Auerbach reminds readers that the Times‘ current publisher, A.G. Sulzberger, is not Jewish. Confirmed as a child in an Episcopalian church in Manhattan, he was raised in his mother’s religion. He goes on to state that there was “little discernible difference” in its “critical coverage”of Israel during his era as publisher.
The Times, he adds, was tough on Benjamin Netanyahu, who combined “American packaging and native ruthlessness,” according to correspondent Serge Schemann. “Once again, as during the Begin-Shamir years between 1977 and 1992, a right-wing Israeli government stirred deep concern at the Times over Jewish identity and loyalty,” writes Auerbach.
After praising two unwaveringly pro-Israel columnists, A.M. Rosenthal and William Safire, he points out that, from 2006 to 2007, the Times published twice as many op-ed pieces critical of Israel as the inverse.
During the presidency of Barack Obama, he observes, its coverage of Israel was framed within the “increasingly strained relationship” between the U.S.president and Netanyahu and the “Palestinian victimization narrative that pervaded the Times.” He accuses Jodi Rudoren, an Israeli bureau chief, of focusing on “Palestinian suffering and Israeli transgressions,” in keeping with an inclination “already deeply embedded in the Times.”

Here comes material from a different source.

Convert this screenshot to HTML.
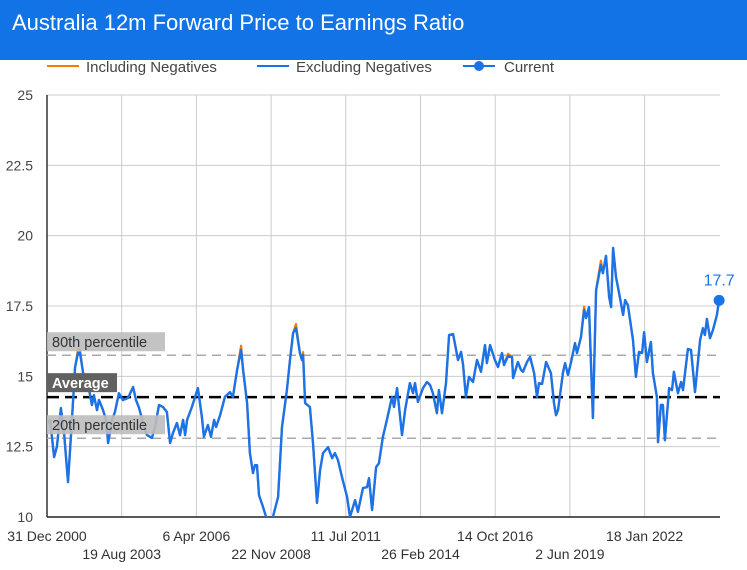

In closing, Auerbach claims that the “liberal bias” of the Times has “constricted and distorted” its coverage of Israel. In this respect, the Times has remained faithful to the principles of its founder and his descendants.
Going one step further, Auerbach contends that its enduring motto has degenerated into “news printed to fit” to accommodate its “discomfort with the idea of a thriving Jewish democrat state in the ancient homeland of the Jewish people.”
Auerbach’s conclusion is far too harsh and unfair, and is disproven by his comprehensive account of the manner in which the Times has covered Israel since its birth in 1948.